§ **THE REQUEST**
Write out the entire listing below exactly, with the pictures left out.

§ **DATA BLOCK**
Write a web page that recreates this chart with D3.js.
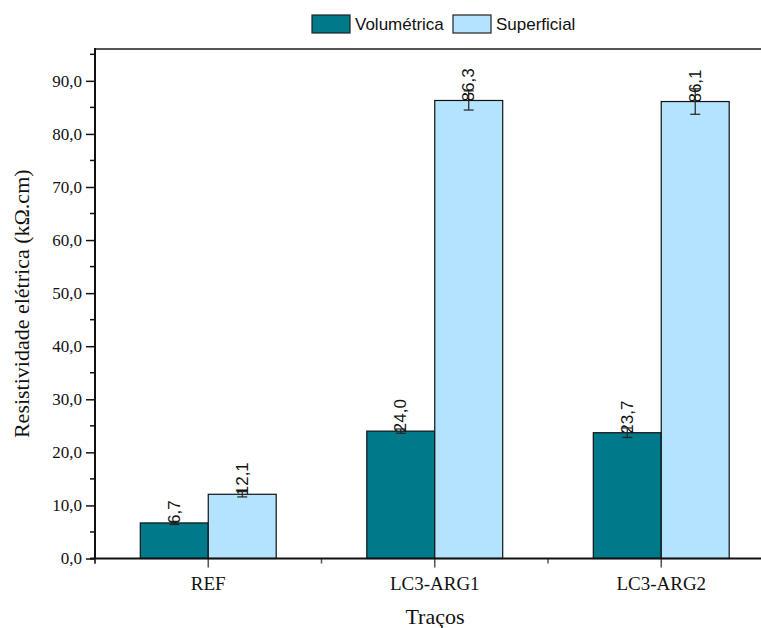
<!DOCTYPE html>
<html>
<head>
<meta charset="utf-8">
<script src="https://cdn.jsdelivr.net/npm/d3@7"></script>
<style>
  html, body { margin: 0; padding: 0; background: #fff; }
  svg { display: block; }
</style>
</head>
<body>
<svg id="chart" width="761" height="628"></svg>
<script>
// Resistividade elétrica por traço
const categories = ["REF", "LC3-ARG1", "LC3-ARG2"];
const seriesNames = ["Volumétrica", "Superficial"];
const volumetrica = [6.7, 24.0, 23.7];
const superficial = [12.1, 86.3, 86.1];
const volumetricaErr = [0.3, 0.4, 0.9];
const superficialErr = [0.5, 1.8, 2.4];
const yMajorTicks = [0, 10, 20, 30, 40, 50, 60, 70, 80, 90];
const yMinorTicks = [5, 15, 25, 35, 45, 55, 65, 75, 85, 95];

const colors = ["#00798A", "#B3E3FF"];
const fmt = v => v.toFixed(1).replace(".", ",");
const SERIF = "'Liberation Serif', 'Times New Roman', Times, serif";
const SANS = "'Liberation Sans', Arial, Helvetica, sans-serif";

(function draw() {
  const svg = d3.select("#chart");
  const W = 761;
  const plotLeft = 95, plotTop = 49, plotBottom = 558.5, plotRight = 774.5;

  const x = d3.scaleBand().domain(categories).range([plotLeft, plotRight]).paddingInner(0).paddingOuter(0);
  const y = d3.scaleLinear().domain([0, 96]).range([plotBottom, plotTop]);
  const barW = x.bandwidth() * 0.3;

  const series = [
    { name: seriesNames[0], values: volumetrica, errs: volumetricaErr, color: colors[0], off: -1 },
    { name: seriesNames[1], values: superficial, errs: superficialErr, color: colors[1], off: 0 }
  ];

  // bars
  series.forEach(s => {
    const g = svg.append("g");
    categories.forEach((c, i) => {
      const cx = x(c) + x.bandwidth() / 2;
      const x0 = cx + s.off * barW;
      g.append("rect")
        .attr("x", x0).attr("y", y(s.values[i]))
        .attr("width", barW).attr("height", y(0) - y(s.values[i]))
        .attr("fill", s.color).attr("stroke", "#111").attr("stroke-width", 1.2);
    });
  });

  // value labels
  series.forEach(s => {
    categories.forEach((c, i) => {
      const cx = x(c) + x.bandwidth() / 2 + (s.off + 0.5) * barW;
      svg.append("text")
        .style("font-family", SANS)
        .attr("transform", `translate(${cx},${y(s.values[i]) + 1}) rotate(-90)`)
        .attr("text-anchor", "start")
        .attr("dominant-baseline", "central")
        .style("font-size", "17px")
        .attr("fill", "#111")
        .text(fmt(s.values[i]));
    });
  });

  // error bars
  series.forEach(s => {
    categories.forEach((c, i) => {
      const cx = x(c) + x.bandwidth() / 2 + (s.off + 0.5) * barW;
      const hi = y(s.values[i] + s.errs[i]), lo = y(s.values[i] - s.errs[i]);
      const g = svg.append("g").attr("stroke", "#222").attr("stroke-width", 1.2);
      g.append("line").attr("x1", cx).attr("x2", cx).attr("y1", hi).attr("y2", lo);
      g.append("line").attr("x1", cx - 5).attr("x2", cx + 5).attr("y1", hi).attr("y2", hi);
      g.append("line").attr("x1", cx - 5).attr("x2", cx + 5).attr("y1", lo).attr("y2", lo);
    });
  });

  // top frame line
  svg.append("line")
    .attr("x1", plotLeft).attr("x2", W).attr("y1", plotTop).attr("y2", plotTop)
    .attr("stroke", "#555").attr("stroke-width", 2);

  // y axis
  const yAxis = svg.append("g").attr("transform", `translate(${plotLeft},0)`)
    .call(d3.axisLeft(y).tickValues(yMajorTicks).tickFormat(fmt).tickSize(9).tickPadding(4));
  yAxis.select(".domain").remove();
  yAxis.selectAll(".tick line").attr("stroke", "#111").attr("stroke-width", 1.5);
  yAxis.selectAll(".tick text")
    .style("font-family", SERIF)
    .style("font-size", "17px").attr("fill", "#111");
  svg.append("g").selectAll("line").data(yMinorTicks).join("line")
    .attr("x1", plotLeft - 5).attr("x2", plotLeft).attr("y1", d => y(d)).attr("y2", d => y(d))
    .attr("stroke", "#111").attr("stroke-width", 1.5);
  svg.append("line")
    .attr("x1", plotLeft).attr("x2", plotLeft).attr("y1", plotTop - 1).attr("y2", plotBottom + 5)
    .attr("stroke", "#111").attr("stroke-width", 2);

  // x axis
  const xAxis = svg.append("g").attr("transform", `translate(0,${plotBottom})`)
    .call(d3.axisBottom(x).tickSize(9).tickPadding(9));
  xAxis.select(".domain").remove();
  xAxis.selectAll(".tick line").attr("stroke", "#555").attr("stroke-width", 1.5);
  xAxis.selectAll(".tick text")
    .style("font-family", SERIF)
    .style("font-size", "19px").attr("fill", "#111");
  const bounds = categories.map(c => x(c)).concat([x(categories[categories.length - 1]) + x.bandwidth()]);
  svg.append("g").selectAll("line").data(bounds).join("line")
    .attr("x1", d => d).attr("x2", d => d).attr("y1", plotBottom).attr("y2", plotBottom + 5)
    .attr("stroke", "#555").attr("stroke-width", 1.5);
  svg.append("line")
    .attr("x1", plotLeft - 5).attr("x2", W).attr("y1", plotBottom).attr("y2", plotBottom)
    .attr("stroke", "#111").attr("stroke-width", 2);

  // axis titles
  svg.append("text")
    .style("font-family", SERIF)
    .attr("transform", `translate(29,${(plotTop + plotBottom) / 2}) rotate(-90)`)
    .attr("text-anchor", "middle")
    .style("font-size", "22px").attr("fill", "#111")
    .text("Resistividade elétrica (kΩ.cm)");
  svg.append("text")
    .style("font-family", SERIF)
    .attr("x", 435).attr("y", 624)
    .attr("text-anchor", "middle")
    .style("font-size", "22px").attr("fill", "#111")
    .text("Traços");

  // legend
  const legend = [
    { name: seriesNames[0], color: colors[0], x: 312 },
    { name: seriesNames[1], color: colors[1], x: 453 }
  ];
  legend.forEach(l => {
    svg.append("rect").attr("x", l.x).attr("y", 15).attr("width", 38).attr("height", 18)
      .attr("fill", l.color).attr("stroke", "#222").attr("stroke-width", 1.2);
    svg.append("text").style("font-family", SANS).attr("x", l.x + 43).attr("y", 30)
      .style("font-size", "17px").attr("fill", "#111")
      .text(l.name);
  });
})();
</script>
</body>
</html>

§ **EXERCISE RESULT**
Write a web page that recreates this chart with D3.js.
<!DOCTYPE html>
<html>
<head>
<meta charset="utf-8">
<script src="https://cdn.jsdelivr.net/npm/d3@7"></script>
<style>
  html, body { margin: 0; padding: 0; background: #fff; }
  svg { display: block; }
</style>
</head>
<body>
<svg id="chart" width="761" height="628"></svg>
<script>
// Resistividade elétrica por traço
const categories = ["REF", "LC3-ARG1", "LC3-ARG2"];
const seriesNames = ["Volumétrica", "Superficial"];
const volumetrica = [6.7, 24.0, 23.7];
const superficial = [12.1, 86.3, 86.1];
const volumetricaErr = [0.3, 0.4, 0.9];
const superficialErr = [0.5, 1.8, 2.4];
const yMajorTicks = [0, 10, 20, 30, 40, 50, 60, 70, 80, 90];
const yMinorTicks = [5, 15, 25, 35, 45, 55, 65, 75, 85, 95];

const colors = ["#00798A", "#B3E3FF"];
const fmt = v => v.toFixed(1).replace(".", ",");
const SERIF = "'Liberation Serif', 'Times New Roman', Times, serif";
const SANS = "'Liberation Sans', Arial, Helvetica, sans-serif";

(function draw() {
  const svg = d3.select("#chart");
  const W = 761;
  const plotLeft = 95, plotTop = 49, plotBottom = 558.5, plotRight = 774.5;

  const x = d3.scaleBand().domain(categories).range([plotLeft, plotRight]).paddingInner(0).paddingOuter(0);
  const y = d3.scaleLinear().domain([0, 96]).range([plotBottom, plotTop]);
  const barW = x.bandwidth() * 0.3;

  const series = [
    { name: seriesNames[0], values: volumetrica, errs: volumetricaErr, color: colors[0], off: -1 },
    { name: seriesNames[1], values: superficial, errs: superficialErr, color: colors[1], off: 0 }
  ];

  // bars
  series.forEach(s => {
    const g = svg.append("g");
    categories.forEach((c, i) => {
      const cx = x(c) + x.bandwidth() / 2;
      const x0 = cx + s.off * barW;
      g.append("rect")
        .attr("x", x0).attr("y", y(s.values[i]))
        .attr("width", barW).attr("height", y(0) - y(s.values[i]))
        .attr("fill", s.color).attr("stroke", "#111").attr("stroke-width", 1.2);
    });
  });

  // value labels
  series.forEach(s => {
    categories.forEach((c, i) => {
      const cx = x(c) + x.bandwidth() / 2 + (s.off + 0.5) * barW;
      svg.append("text")
        .style("font-family", SANS)
        .attr("transform", `translate(${cx},${y(s.values[i]) + 1}) rotate(-90)`)
        .attr("text-anchor", "start")
        .attr("dominant-baseline", "central")
        .style("font-size", "17px")
        .attr("fill", "#111")
        .text(fmt(s.values[i]));
    });
  });

  // error bars
  series.forEach(s => {
    categories.forEach((c, i) => {
      const cx = x(c) + x.bandwidth() / 2 + (s.off + 0.5) * barW;
      const hi = y(s.values[i] + s.errs[i]), lo = y(s.values[i] - s.errs[i]);
      const g = svg.append("g").attr("stroke", "#222").attr("stroke-width", 1.2);
      g.append("line").attr("x1", cx).attr("x2", cx).attr("y1", hi).attr("y2", lo);
      g.append("line").attr("x1", cx - 5).attr("x2", cx + 5).attr("y1", hi).attr("y2", hi);
      g.append("line").attr("x1", cx - 5).attr("x2", cx + 5).attr("y1", lo).attr("y2", lo);
    });
  });

  // top frame line
  svg.append("line")
    .attr("x1", plotLeft).attr("x2", W).attr("y1", plotTop).attr("y2", plotTop)
    .attr("stroke", "#555").attr("stroke-width", 2);

  // y axis
  const yAxis = svg.append("g").attr("transform", `translate(${plotLeft},0)`)
    .call(d3.axisLeft(y).tickValues(yMajorTicks).tickFormat(fmt).tickSize(9).tickPadding(4));
  yAxis.select(".domain").remove();
  yAxis.selectAll(".tick line").attr("stroke", "#111").attr("stroke-width", 1.5);
  yAxis.selectAll(".tick text")
    .style("font-family", SERIF)
    .style("font-size", "17px").attr("fill", "#111");
  svg.append("g").selectAll("line").data(yMinorTicks).join("line")
    .attr("x1", plotLeft - 5).attr("x2", plotLeft).attr("y1", d => y(d)).attr("y2", d => y(d))
    .attr("stroke", "#111").attr("stroke-width", 1.5);
  svg.append("line")
    .attr("x1", plotLeft).attr("x2", plotLeft).attr("y1", plotTop - 1).attr("y2", plotBottom + 5)
    .attr("stroke", "#111").attr("stroke-width", 2);

  // x axis
  const xAxis = svg.append("g").attr("transform", `translate(0,${plotBottom})`)
    .call(d3.axisBottom(x).tickSize(9).tickPadding(9));
  xAxis.select(".domain").remove();
  xAxis.selectAll(".tick line").attr("stroke", "#555").attr("stroke-width", 1.5);
  xAxis.selectAll(".tick text")
    .style("font-family", SERIF)
    .style("font-size", "19px").attr("fill", "#111");
  const bounds = categories.map(c => x(c)).concat([x(categories[categories.length - 1]) + x.bandwidth()]);
  svg.append("g").selectAll("line").data(bounds).join("line")
    .attr("x1", d => d).attr("x2", d => d).attr("y1", plotBottom).attr("y2", plotBottom + 5)
    .attr("stroke", "#555").attr("stroke-width", 1.5);
  svg.append("line")
    .attr("x1", plotLeft - 5).attr("x2", W).attr("y1", plotBottom).attr("y2", plotBottom)
    .attr("stroke", "#111").attr("stroke-width", 2);

  // axis titles
  svg.append("text")
    .style("font-family", SERIF)
    .attr("transform", `translate(29,${(plotTop + plotBottom) / 2}) rotate(-90)`)
    .attr("text-anchor", "middle")
    .style("font-size", "22px").attr("fill", "#111")
    .text("Resistividade elétrica (kΩ.cm)");
  svg.append("text")
    .style("font-family", SERIF)
    .attr("x", 435).attr("y", 624)
    .attr("text-anchor", "middle")
    .style("font-size", "22px").attr("fill", "#111")
    .text("Traços");

  // legend
  const legend = [
    { name: seriesNames[0], color: colors[0], x: 312 },
    { name: seriesNames[1], color: colors[1], x: 453 }
  ];
  legend.forEach(l => {
    svg.append("rect").attr("x", l.x).attr("y", 15).attr("width", 38).attr("height", 18)
      .attr("fill", l.color).attr("stroke", "#222").attr("stroke-width", 1.2);
    svg.append("text").style("font-family", SANS).attr("x", l.x + 43).attr("y", 30)
      .style("font-size", "17px").attr("fill", "#111")
      .text(l.name);
  });
})();
</script>
</body>
</html>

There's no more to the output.